WASHINGTON — Builders ended 2011 with a third straight year of dismal home construction and the worst on record for single-family home building. But improvement at the end of the year lifted hopes for an eventual recovery.
In December, builders broke ground on a seasonally adjusted annual rate of 657,000 homes, the Commerce Department said Thursday. A third straight increase in single-family home building was offset by a drop in volatile apartment construction.
The housing market still appears years away from full health.
For the entire year, builders began work on 606,900 homes. That’s slightly better than in the previous two years. But it’s only about half the number that economists equate with healthy markets.
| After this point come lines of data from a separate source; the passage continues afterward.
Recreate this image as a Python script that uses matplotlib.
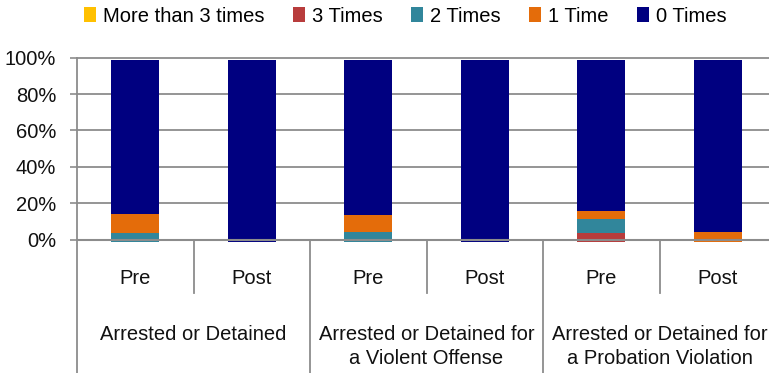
import numpy as np
import matplotlib
matplotlib.use('Agg')
import matplotlib.pyplot as plt
from matplotlib.transforms import blended_transform_factory

plt.rcParams['font.family'] = ['Liberation Sans', 'DejaVu Sans']

# survey results, share of youth by number of times (percent)
groups = ['Arrested or Detained',
          'Arrested or Detained for\na Violent Offense',
          'Arrested or Detained for\na Probation Violation']
periods = ['Pre', 'Post', 'Pre', 'Post', 'Pre', 'Post']

series_names = ['More than 3 times', '3 Times', '2 Times', '1 Time', '0 Times']
more_than_3 = [0, 0, 0, 0, 0, 0]
times_3 = [0, 0, 0, 0, 4.9, 0]
times_2 = [4.9, 0, 5.9, 0, 8.0, 0]
times_1 = [10.8, 0, 8.9, 0, 4.4, 5.9]
times_0 = [84.3, 100, 85.2, 100, 82.7, 94.1]

colors = ['#FFC000', '#B83C3C', '#31869B', '#E46C0A', '#000080']
grey = '#8C8C8C'
txt = '#111111'
fs = 14.5

# bars sit a little below the zero line, as in the exported chart
offset = -1.5

W, H = 769, 373
fig = plt.figure(figsize=(W / 100, H / 100), dpi=100)

y100, y0 = 57.7, 239.5           # pixel rows of 100% and 0%
px_per = (y0 - y100) / 100
ymin = -2
ax_bottom = y0 - ymin * px_per
left_px, right_px = 77, 776
ax = fig.add_axes([left_px / W, 1 - ax_bottom / H,
                   (right_px - left_px) / W, (ax_bottom - y100) / H])

x = np.arange(len(periods))
bottom = np.full(len(periods), offset, dtype=float)
handles = []
for name, vals, c in zip(series_names, [more_than_3, times_3, times_2, times_1, times_0], colors):
    vals = np.array(vals, dtype=float)
    b = ax.bar(x, vals, 0.41, bottom=bottom, color=c, label=name, zorder=2)
    handles.append(b)
    bottom += vals

ax.set_xlim(-0.5, len(periods) - 0.5)
ax.set_ylim(ymin, 100)
for s in ax.spines.values():
    s.set_visible(False)

yt = [0, 20, 40, 60, 80, 100]
ax.set_yticks(yt)
ax.set_yticklabels([f'{v}%' for v in yt], fontsize=fs, color=txt)
ax.tick_params(axis='y', length=5, width=1.2, color=grey, pad=10)
ax.set_xticks([])

for v in yt[1:]:
    ax.axhline(v, color=grey, lw=1.3, zorder=1, clip_on=False)
ax.axhline(0, color=grey, lw=1.5, zorder=3)

# category axis lines drawn below the plot area
tr = blended_transform_factory(ax.transData, fig.transFigure)
top_frac = 1 - y100 / H
zero_frac = 1 - y0 / H
for xv in [-0.5, 1.5, 3.5, 5.5]:
    fig.add_artist(plt.Line2D([xv, xv], [0, top_frac if xv == -0.5 else zero_frac],
                              transform=tr, color=grey, lw=1.3))
for xv in [0.5, 2.5, 4.5]:
    fig.add_artist(plt.Line2D([xv, xv], [zero_frac, 1 - 293 / H],
                              transform=tr, color=grey, lw=1.3))

for xi, p in zip(x, periods):
    ax.text(xi, 1 - 278 / H, p, transform=tr, ha='center', va='center',
            fontsize=fs, color=txt)

for i, g in enumerate(groups):
    ax.text(2 * i + 0.5, 1 - 325 / H, g, transform=tr, ha='center', va='top',
            fontsize=fs, color=txt, linespacing=1.3)

fig.legend(handles=handles, labels=series_names, loc='center left',
           bbox_to_anchor=(84 / W, 1 - 16 / H), ncol=5, frameon=False,
           fontsize=fs, handlelength=0.6, handleheight=0.7,
           handletextpad=0.35, columnspacing=1.4, borderpad=0,
           borderaxespad=0)

fig.savefig('out.png', dpi=100)
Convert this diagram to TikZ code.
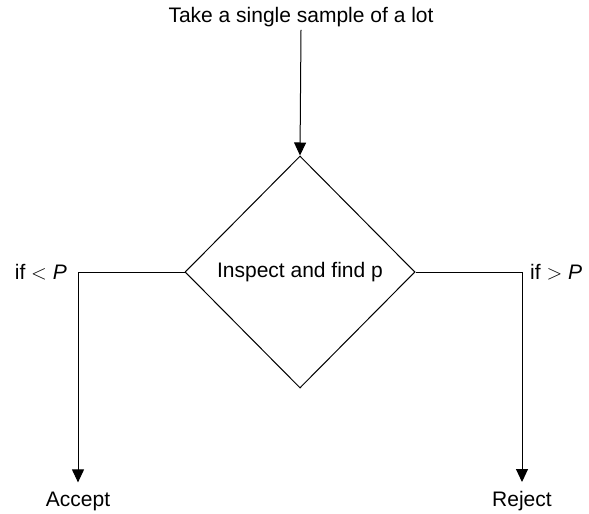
\documentclass[tikz,border=0pt]{standalone}
\usepackage{fontspec}
\setmainfont{Liberation Sans}
\usetikzlibrary{arrows.meta,shapes.geometric}

\begin{document}
\begin{tikzpicture}[x=1bp, y=-1bp,
    lbl/.style={font=\fontsize{21bp}{25bp}\selectfont, inner sep=3bp},
    check/.style={draw, line width=1bp, shape=diamond, minimum width=230bp,
        minimum height=232bp, inner sep=0pt, font=\fontsize{21bp}{25bp}\selectfont},
    flow/.style={line width=1bp, -{Triangle[length=13bp, width=12bp]}}]
\useasboundingbox (0,0) rectangle (589,514);
% sample and test
\node[lbl] (sample) at (301,17) {Take a single sample of a lot};
\node[check] (inspect) at (300,272) {Inspect and find p};
\draw[flow] (sample.south) -- (inspect.north);
% outcomes
\coordinate (lturn) at (78,272);
\coordinate (rturn) at (522,272);
\node[lbl] (accept) at (78,501) {Accept};
\node[lbl] (reject) at (522,501) {Reject};
\draw[flow] (inspect.west) -- (lturn) -- ([yshift=6bp]accept.north);
\draw[flow] (inspect.east) -- (rturn) -- ([yshift=6bp]reject.north);
\node[lbl, anchor=east] (less) at (70,272) {if $<$ \textit{P}};
\node[lbl, anchor=west] (more) at (527,272) {if $>$ \textit{P}};
\end{tikzpicture}
\end{document}
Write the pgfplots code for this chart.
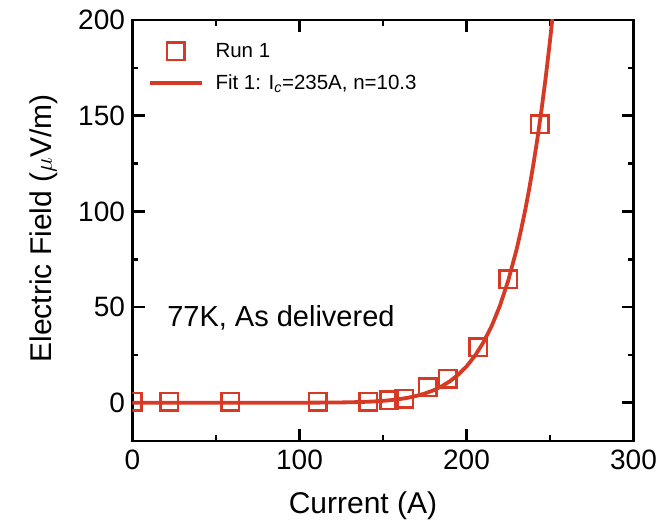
\documentclass[border=0pt]{standalone}
\usepackage{pgfplots}
\pgfplotsset{compat=1.18}
\usepackage{fontspec}
\setmainfont{Liberation Sans}
\definecolor{runred}{RGB}{214,58,36}
\begin{document}
\begin{tikzpicture}
\path[use as bounding box] (-132.5pt,-86.5pt) rectangle (531.5pt,441pt);
\begin{axis}[
  at={(0pt,0pt)}, anchor=south west,
  scale only axis, width=501pt, height=421pt,
  xmin=0, xmax=300, ymin=-20, ymax=200,
  clip marker paths=true,
  axis line style={line width=2.8pt, black},
  tick style={line width=2.6pt, black},
  tick align=inside,
  major tick length=12pt, minor tick length=6pt,
  xtick={0,100,200,300}, minor x tick num=1,
  ytick={0,50,100,150,200}, minor y tick num=1,
  /pgf/number format/assume math mode=true,
  ticklabel style={font=\fontsize{28}{34}\selectfont},
  xticklabel style={yshift=-5pt},
  yticklabel style={xshift=-4pt},
  xlabel={Current (A)},
  ylabel={Electric Field ($\mu$V/m)},
  label style={font=\fontsize{30}{36}\selectfont},
  xlabel style={at={(axis description cs:0.46,-0.172)}, anchor=base},
  ylabel style={at={(axis description cs:-0.1607,0.505)}, anchor=base},
  legend image code/.code={\draw[mark repeat=2,mark phase=2,#1] plot coordinates {(0pt,0pt) (26pt,0pt) (52pt,0pt)};},
  legend cell align=left,
  legend style={draw=none, fill=none, at={(axis description cs:0.03,0.95)}, anchor=north west,
    font=\fontsize{20.5}{24}\selectfont, inner sep=0pt, row sep=12pt,
    /tikz/every odd column/.append style={column sep=10pt}},
]
\addplot[only marks, runred, mark=square, mark size=8.75pt, mark options={line width=2.5pt, runred}]
  coordinates {(0.3,0.4) (22,0.4) (58.4,0.4) (111,0.4) (141.3,0.5) (153.6,1.2) (162.6,2.2) (176.9,8) (188.9,12.5) (206.9,29) (224.9,64.5) (244,145.5)};
\addlegendentry{Run 1}
\addplot[runred, line width=3.8pt, no marks]
  coordinates {(0,0) (50,0.0) (100,0.015) (120,0.099) (130,0.224) (140,0.482) (145,0.69) (150,0.98) (155,1.38) (160,1.91) (165,2.62) (170,3.56) (175,4.80) (180,6.42) (185,8.51) (190,11.20) (195,14.62) (200,18.96) (205,24.47) (210,31.36) (215,39.94) (220,50.63) (225,63.88) (230,80.08) (232.5,89.62) (235,100) (237.5,111.5) (240,124.3) (242.5,138.2) (245,153.6) (247.5,170.5) (250,189.2) (252,205.3)};
\addlegendentry{Fit 1: I\textsubscript{\textit{c}}=235A, n=10.3}
\node[anchor=base west, inner sep=0pt, font=\fontsize{29}{35}\selectfont] at (axis cs:20.7,39.6) {77K, As delivered};
\end{axis}
\end{tikzpicture}
\end{document}
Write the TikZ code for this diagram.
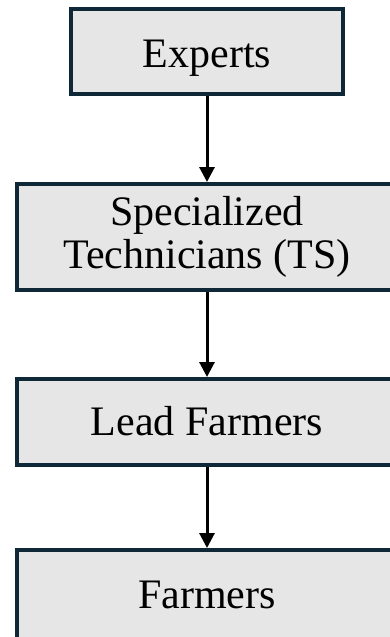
\documentclass[tikz,border=0pt]{standalone}
\usepackage{fontspec}
\setmainfont{Liberation Serif}
\usetikzlibrary{arrows.meta}
\definecolor{boxline}{RGB}{14,40,56}
\definecolor{boxfill}{RGB}{230,230,230}
\tikzset{
  levelbox/.style={draw=boxline, fill=boxfill, line width=4pt, inner sep=0pt,
    font=\fontsize{42}{43}\selectfont, align=center, text=black},
  flowarrow/.style={draw=black, line width=3pt,
    -{Triangle[width=15pt,length=15pt]}}
}
\begin{document}
\begin{tikzpicture}[x=1pt, y={(0pt,-1pt)}]
\clip (0,0) rectangle (390,637);
\fill[white] (0,0) rectangle (390,637);
\node[levelbox, minimum width=272pt, minimum height=85pt,
      text height=31pt, text depth=0pt] (exp) at (207,51.5) {Experts};
\node[levelbox, minimum width=380pt, minimum height=106pt] (ts) at (207,237)
      {Specialized\\Technicians (TS)};
\node[levelbox, minimum width=380pt, minimum height=86pt,
      text height=26pt, text depth=0pt] (lead) at (207,422) {Lead Farmers};
\node[levelbox, minimum width=380pt, minimum height=90pt,
      text height=26pt, text depth=0pt] (farm) at (207,595) {Farmers};
\draw[flowarrow] (exp.south) -- (ts.north);
\draw[flowarrow] (ts.south) -- (lead.north);
\draw[flowarrow] (lead.south) -- (farm.north);
\end{tikzpicture}
\end{document}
Construction began on 428,600 single-family homes in 2011. It was the fewest on records dating back a half-century. In a good economy, builders tend to break ground on roughly twice as many. Single-family homes are key to a housing rebound because they account for roughly 70 percent of the market.
Still, analysts said the final months point to improvement.
“We expect further sustained gains in starts and permits over the next few months; a real recovery is getting started,” said Ian Shepherdson, chief U.S. economist at High Frequency Economics.
Homebuilders have grown slightly less pessimistic because more people are saying they might be open to buying a home this year. The National Association of Home Builders/Wells Fargo builder sentiment index rose in January to its highest level since June 2007.
The number of actual purchases remains weak. Among new homes, sales last year are likely to turn out to be the worst on records dating back half a century. But the rising interest from would-be buyers, along with record-low mortgage rates, is lifting optimism for stronger sales ahead
Builders are struggling to compete with deeply discounted foreclosures and short sales. (Short sales occur when lenders allow homes to be sold for less than what’s owed on the mortgage.)
Though new homes represent just 20 percent of the overall home market, they have a big impact on the economy. Each home built creates an average of three jobs for a year and generates about $90,000 in taxes, according to the National Association of Home Builders.
After previous recessions, housing accounted for at least 15 percent of U.S. economic growth. Since the recession officially ended in June 2009, it has contributed just 4 percent.
Another reason new-home sales have fallen is that previously occupied homes have become a better deal. The median price of a new home is about 30 percent higher than the median price for a re-sale. That’s nearly twice the markup typical in a healthy housing market.
“The report shows the housing industry is still in a holding pattern,” said Mitchell Hochberg, principal of Madden Real Estate Ventures in New York. He said fewer foreclosures and a drop in unemployment would help spur a turnaround.